Israeli airstrikes killed at least 28 Palestinians in Rafah early on Saturday, hours after Israel's prime minister said he asked the military to plan for the evacuation of hundreds of thousands of people from the southern Gaza city ahead of a ground invasion.
Benjamin Netanyahu did not provide details or a timeline, but the announcement set off widespread panic.
Overnight into Saturday, three airstrikes on homes in the Rafah area killed 28 people, according to a health official and Associated Press journalists who saw the bodies arriving at hospitals. Each strike killed multiple members of three families, including a total of 10 children, the youngest three months old.
In Khan Younis, the focus of the current ground combat, Israeli forces opened fire at Nasser Hospital, the area's largest, killing at least one person and wounding several, said Ashraf al-Qidra, a spokesman for the Gaza Health Ministry.

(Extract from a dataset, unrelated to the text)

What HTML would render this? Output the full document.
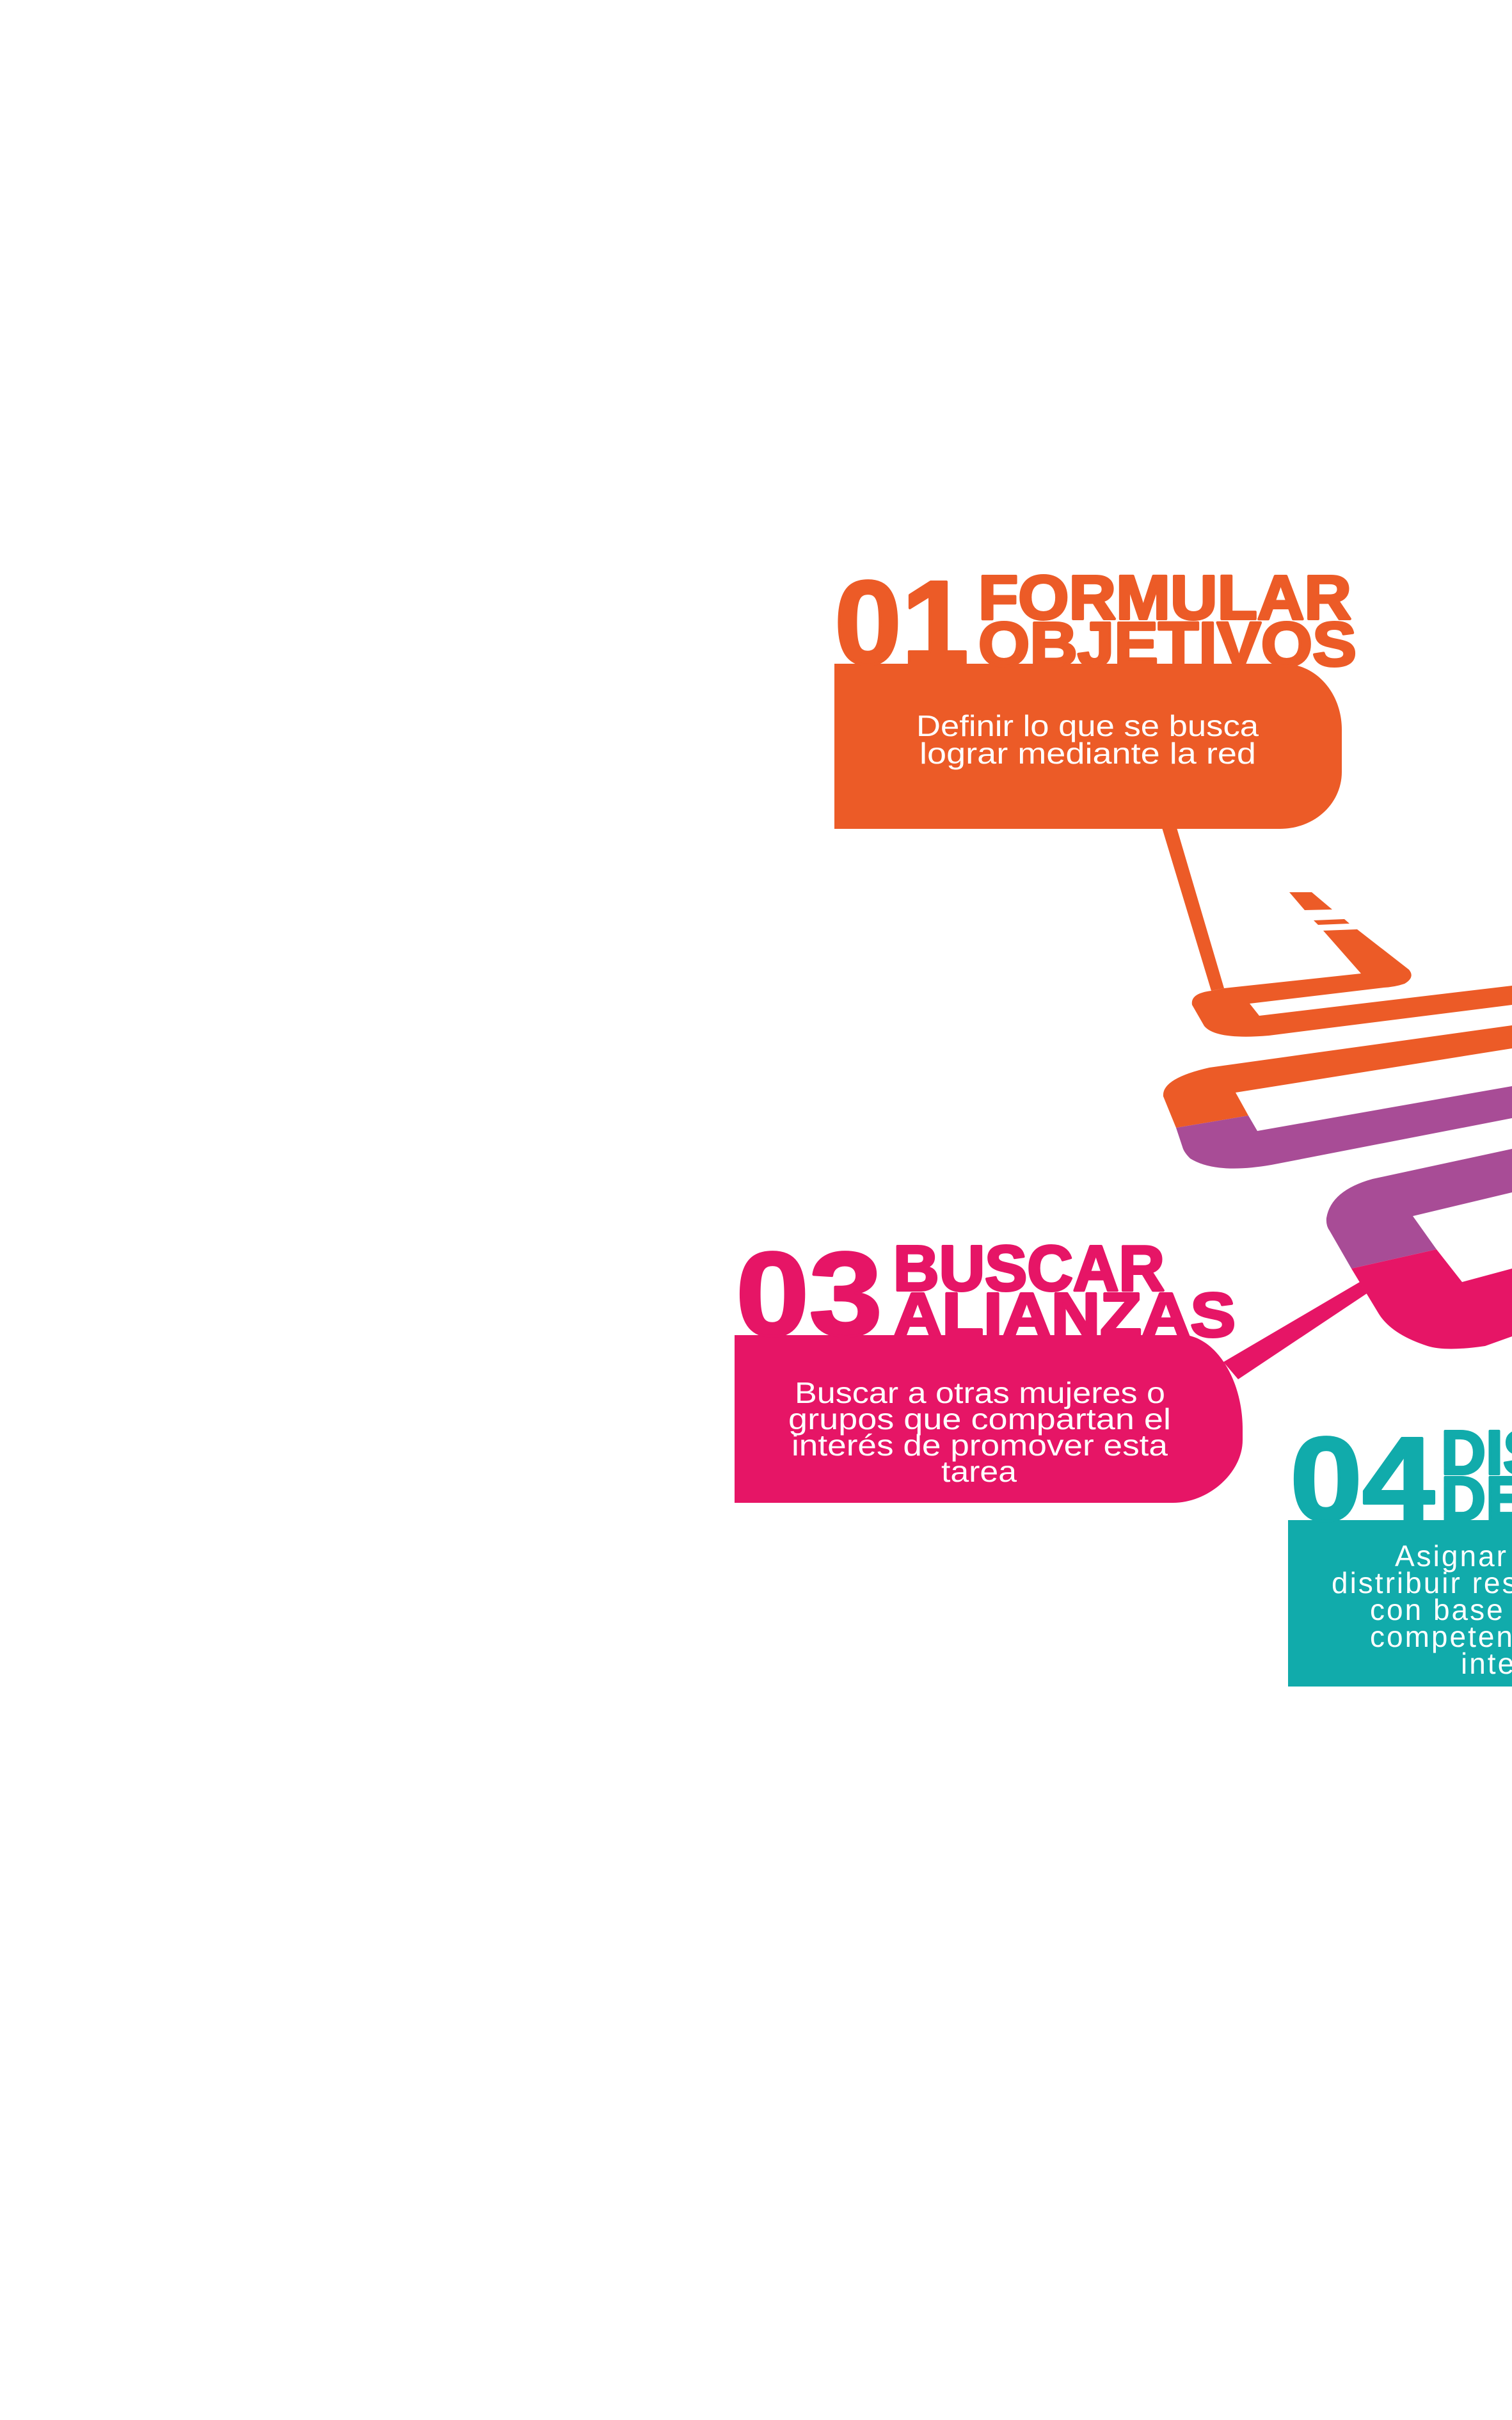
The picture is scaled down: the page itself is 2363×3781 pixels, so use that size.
<!DOCTYPE html>
<html><head><meta charset="utf-8">
<style>
html,body{margin:0;padding:0;background:#fff;}
svg{display:block;}
text{font-family:"Liberation Sans",sans-serif;}
.h{stroke-width:4;stroke-linejoin:round;}
</style></head>
<body>
<svg width="2363" height="3781" viewBox="0 0 2363 3781" xmlns="http://www.w3.org/2000/svg">
<rect width="2363" height="3781" fill="#fff"/>

<polygon points="1815,1290 1838,1290 1913,1544 1893,1548" fill="#EC5B27"/>
<polygon points="2015,1394 2050,1394 2082,1421 2039,1422" fill="#EC5B27"/>
<polygon points="2053,1438 2101,1436 2109,1443 2060,1445" fill="#EC5B27"/>
<path d="M2068,1454 L2121,1452 L2202,1515 Q2212,1527 2195,1537 Q2180,1542 2163,1543 L1953,1568 L1968,1587 L2363,1540 L2363,1570 L1983,1618 Q1900,1625 1882,1603 L1863,1570 Q1860,1552 1893,1548 L1913,1544 L2127,1521 Z" fill="#EC5B27"/>

<path d="M2363,1602 L1890,1668 Q1815,1685 1818,1713 L1838,1762 L1951,1743 L1931,1707 L2363,1638 Z" fill="#EC5B27"/>
<path d="M1838,1762 L1951,1743 L1965,1767 L2363,1697 L2363,1747 L1987,1820 Q1900,1835 1860,1810 Q1850,1800 1848,1792 Z" fill="#A84C96"/>

<path d="M2363,1795 L2145,1842 Q2080,1860 2073,1903 Q2072,1915 2078,1923 L2112,1982 L2245,1952 L2208,1900 L2363,1863 Z" fill="#A84C96"/>
<path d="M2112,1982 L2245,1952 L2285,2003 L2363,1982 L2363,2088 L2321,2103 Q2260,2112 2231,2103 Q2175,2085 2155,2053 Z" fill="#E61566"/>

<polygon points="2125,2003 2136,2021 1935,2155 1912,2128" fill="#E61566"/>

<!-- box 01 -->
<path d="M1304,1037 H2010 C2060,1040 2097,1085 2097,1140 V1206 C2097,1255 2055,1295 2000,1295 H1304 Z" fill="#EC5B27"/>
<text class="h" x="1304" y="1037" font-size="186" font-weight="bold" fill="#EC5B27" stroke="#EC5B27" textLength="210" lengthAdjust="spacingAndGlyphs">01</text>
<text class="h" x="1529" y="967" font-size="97" font-weight="bold" fill="#EC5B27" stroke="#EC5B27" textLength="583" lengthAdjust="spacingAndGlyphs">FORMULAR</text>
<text class="h" x="1529" y="1040" font-size="97" font-weight="bold" fill="#EC5B27" stroke="#EC5B27" textLength="591" lengthAdjust="spacingAndGlyphs">OBJETIVOS</text>
<text x="1432" y="1150" font-size="46" fill="#fff" textLength="535" lengthAdjust="spacingAndGlyphs">Definir lo que se busca</text>
<text x="1437" y="1193" font-size="46" fill="#fff" textLength="526" lengthAdjust="spacingAndGlyphs">lograr mediante la red</text>

<!-- box 03 -->
<path d="M1148,2086 H1855 C1905,2095 1942,2160 1942,2233 V2250 C1942,2300 1890,2348 1833,2348 H1148 Z" fill="#E61566"/>
<text class="h" x="1150" y="2086" font-size="186" font-weight="bold" fill="#E61566" stroke="#E61566" textLength="229" lengthAdjust="spacingAndGlyphs">03</text>
<text class="h" x="1396" y="2016" font-size="100" font-weight="bold" fill="#E61566" stroke="#E61566" textLength="424" lengthAdjust="spacingAndGlyphs">BUSCAR</text>
<text class="h" x="1396" y="2088" font-size="97" font-weight="bold" fill="#E61566" stroke="#E61566" textLength="535" lengthAdjust="spacingAndGlyphs">ALIANZAS</text>
<text x="1242" y="2192" font-size="46" fill="#fff" textLength="579" lengthAdjust="spacingAndGlyphs">Buscar a otras mujeres o</text>
<text x="1232" y="2233" font-size="46" fill="#fff" textLength="598" lengthAdjust="spacingAndGlyphs">grupos que compartan el</text>
<text x="1237" y="2274" font-size="46" fill="#fff" textLength="588" lengthAdjust="spacingAndGlyphs">interés de promover esta</text>
<text x="1471" y="2315" font-size="46" fill="#fff" textLength="118" lengthAdjust="spacingAndGlyphs">tarea</text>

<!-- box 04 -->
<rect x="2013" y="2375" width="400" height="260" fill="#11ABAB"/>
<text class="h" x="2016" y="2375" font-size="186" font-weight="bold" fill="#11ABAB" stroke="#11ABAB" textLength="226" lengthAdjust="spacingAndGlyphs">04</text>
<text class="h" x="2252" y="2303" font-size="97" font-weight="bold" fill="#11ABAB" stroke="#11ABAB">DISTRIBUIR</text>
<text class="h" x="2252" y="2375" font-size="97" font-weight="bold" fill="#11ABAB" stroke="#11ABAB">DEBERES</text>
<g font-size="46" fill="#fff" letter-spacing="3">
<text x="2180" y="2447">Asignar y</text>
<text x="2081" y="2489">distribuir responsabilidades</text>
<text x="2141" y="2531">con base en</text>
<text x="2141" y="2573">competencias e</text>
<text x="2283" y="2615">intereses</text>
</g>
</svg>
</body></html>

Smoke billowing during Israeli bombardment over Khan Yunis in the southern Gaza Strip on Friday. AFP
He said medical staff are no longer able to move between the facility’s buildings because of the intense fire. He said 300 medical personnel, 450 patients and 10,000 displaced people are sheltering in the hospital.

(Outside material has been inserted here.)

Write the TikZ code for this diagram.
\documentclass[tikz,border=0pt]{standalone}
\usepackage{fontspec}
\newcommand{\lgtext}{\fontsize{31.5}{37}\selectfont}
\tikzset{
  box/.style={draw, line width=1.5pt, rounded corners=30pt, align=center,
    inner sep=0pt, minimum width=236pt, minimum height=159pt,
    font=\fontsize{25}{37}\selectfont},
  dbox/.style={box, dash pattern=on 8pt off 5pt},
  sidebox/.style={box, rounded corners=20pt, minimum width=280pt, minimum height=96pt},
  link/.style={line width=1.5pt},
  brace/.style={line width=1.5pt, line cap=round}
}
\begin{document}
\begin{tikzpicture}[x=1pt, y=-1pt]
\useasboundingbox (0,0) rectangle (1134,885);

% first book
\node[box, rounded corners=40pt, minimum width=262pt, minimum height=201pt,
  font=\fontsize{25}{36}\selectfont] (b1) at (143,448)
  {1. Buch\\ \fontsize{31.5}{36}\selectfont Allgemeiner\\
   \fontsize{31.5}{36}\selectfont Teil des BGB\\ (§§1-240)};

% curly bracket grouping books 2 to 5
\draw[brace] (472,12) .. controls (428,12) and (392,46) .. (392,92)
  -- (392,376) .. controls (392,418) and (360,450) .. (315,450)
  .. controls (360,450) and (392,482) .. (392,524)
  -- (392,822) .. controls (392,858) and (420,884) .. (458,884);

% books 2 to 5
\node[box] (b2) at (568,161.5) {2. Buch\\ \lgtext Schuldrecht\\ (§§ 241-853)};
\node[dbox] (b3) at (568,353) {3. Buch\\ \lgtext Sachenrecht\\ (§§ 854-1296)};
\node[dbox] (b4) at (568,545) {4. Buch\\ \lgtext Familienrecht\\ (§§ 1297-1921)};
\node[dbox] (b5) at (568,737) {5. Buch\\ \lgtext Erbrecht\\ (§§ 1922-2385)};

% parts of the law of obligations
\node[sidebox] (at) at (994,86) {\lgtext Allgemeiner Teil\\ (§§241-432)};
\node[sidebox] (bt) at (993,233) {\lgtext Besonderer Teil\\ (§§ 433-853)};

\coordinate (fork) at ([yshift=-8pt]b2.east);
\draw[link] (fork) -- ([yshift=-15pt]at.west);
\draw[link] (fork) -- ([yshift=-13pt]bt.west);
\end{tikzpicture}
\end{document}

More than half of Gaza's 2.3 million people are packed into Rafah, many after being uprooted repeatedly by Israeli evacuation orders that now cover two-thirds of Gaza's territory. It's not clear where they could run next.

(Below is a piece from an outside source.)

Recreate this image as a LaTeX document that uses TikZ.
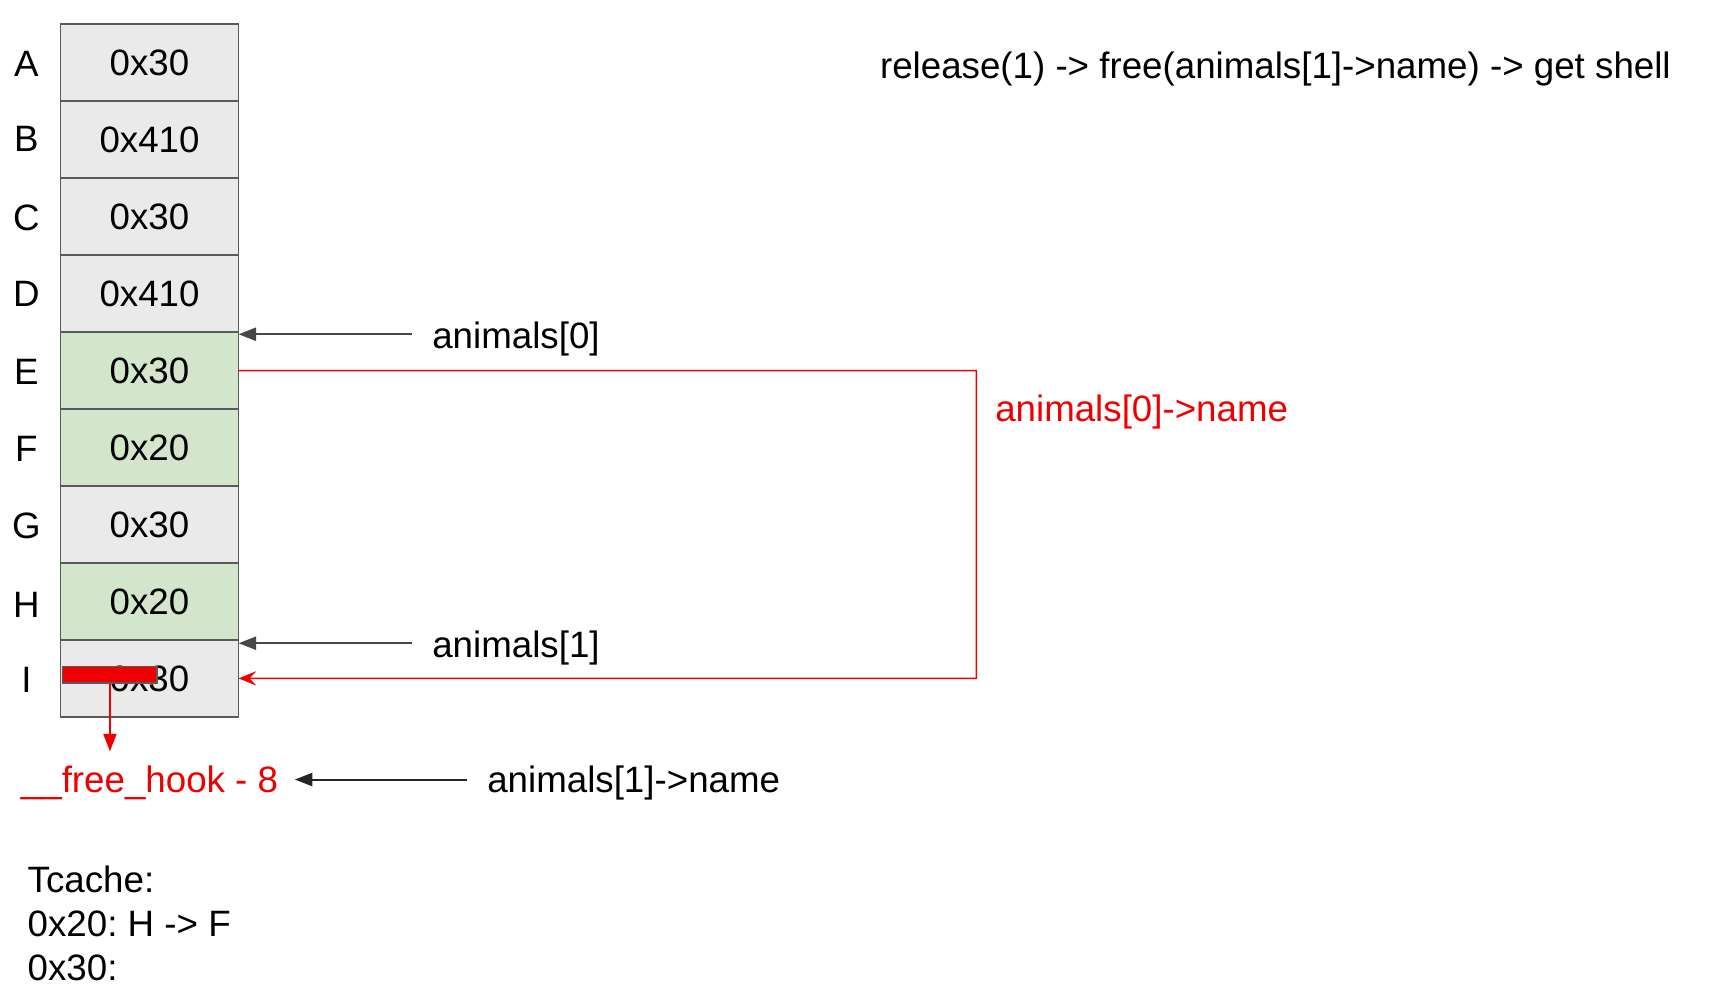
\documentclass[tikz,border=0pt]{standalone}
\usepackage{fontspec}
\setmainfont{Liberation Sans}
\usetikzlibrary{arrows.meta,positioning}
\definecolor{chunkgray}{HTML}{EAEAEA}
\definecolor{chunkgreen}{HTML}{D3E5CB}
\definecolor{edgegray}{HTML}{5A5A5A}
\definecolor{ptrgray}{HTML}{474747}
\definecolor{hookred}{HTML}{EE0000}
\frenchspacing

\begin{document}
\begin{tikzpicture}[x=0.2mm,y=-0.2mm,
  every node/.style={font=\fontsize{19}{22.8}\selectfont},
  chunk/.style={draw=edgegray,line width=0.8pt,fill=chunkgray,minimum width=3.24cm,minimum height=1.4cm,inner sep=0pt,outer sep=0pt},
  freed/.style={chunk,fill=chunkgreen},
  bar/.style={draw=edgegray,line width=0.8pt,fill=hookred,minimum width=1.72cm,minimum height=0.3cm,inner sep=0pt},
  ptr/.style={draw=ptrgray,line width=1pt,-{Triangle[length=0.32cm,width=0.24cm]}},
  redline/.style={draw=hookred,line width=0.8pt,-{Stealth[length=0.32cm,width=0.26cm,inset=0.12cm]}},
  redptr/.style={draw=hookred,fill=hookred,line width=0.8pt,-{Triangle[length=0.32cm,width=0.24cm]}}]
\useasboundingbox (0,0) rectangle (1568,911);

\node[chunk] (A) at (136,57) {0x30};
\node[chunk,below=0pt of A] (B) {0x410};
\node[chunk,below=0pt of B] (C) {0x30};
\node[chunk,below=0pt of C] (D) {0x410};
\node[freed,below=0pt of D] (E) {0x30};
\node[freed,below=0pt of E] (F) {0x20};
\node[chunk,below=0pt of F] (G) {0x30};
\node[freed,below=0pt of G] (H) {0x20};
\node[chunk,below=0pt of H] (I) {0x30};

\node (la) at (24,58) {A};
\node (lb) at (24,126) {B};
\node (lc) at (24,198) {C};
\node (ld) at (24,267) {D};
\node (le) at (24,338) {E};
\node (lf) at (24,408) {F};
\node (lg) at (24,478) {G};
\node (lh) at (24,550) {H};
\node (li) at (24,618) {I};

\node[bar] (fd) at (100,613.5) {};

\node (goal) at (1160,63) {release(1) -> free(animals[1]->name) -> get shell};

\node[anchor=west] (arr0) at (387,308) {animals[0]};
\node[anchor=west] (arr1) at (387,589) {animals[1]};
\node[anchor=west,text=hookred] (name0) at (899,375) {animals[0]->name};
\node[text=hookred] (hook) at (136,712) {\_\_free\_hook - 8};
\node[anchor=west] (name1) at (437,712) {animals[1]->name};
\node[anchor=north west,align=left] (tcache) at (19,781) {Tcache:\\0x20: H -> F\\0x30:};

\coordinate (bend) at (888,337);

\path[ptr] ([xshift=-2.4mm,yshift=-0.4mm]arr0.west |- D.south east) -- ([yshift=-0.4mm]D.south east);
\path[ptr] ([xshift=-2.4mm,yshift=-0.6mm]arr1.west |- H.south east) -- ([yshift=-0.6mm]H.south east);
\path[ptr,draw=black!85] ([xshift=-2.4mm,yshift=0.6mm]name1.west) -- ([xshift=1.8mm,yshift=0.6mm]hook.east);
\path[redline] (E.east) -- (bend) |- (I.east);
\path[redptr,shorten >=1.4mm] (fd.south) -- (fd.south |- hook.north);
\end{tikzpicture}
\end{document}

Word of the invasion plans capped a week of increasingly public friction between Netanyahu and the Biden administration. US officials have said an invasion of Rafah without a plan for the civilian population would lead to disaster.
Palestinians survey the damage to a building after an Israeli airstrike in Rafah, Gaza Strip, on Friday. AP
Israel has carried out airstrikes in Rafah almost daily, even after telling civilians in recent weeks to seek shelter there from ground combat in the city of Khan Younis, just to the north.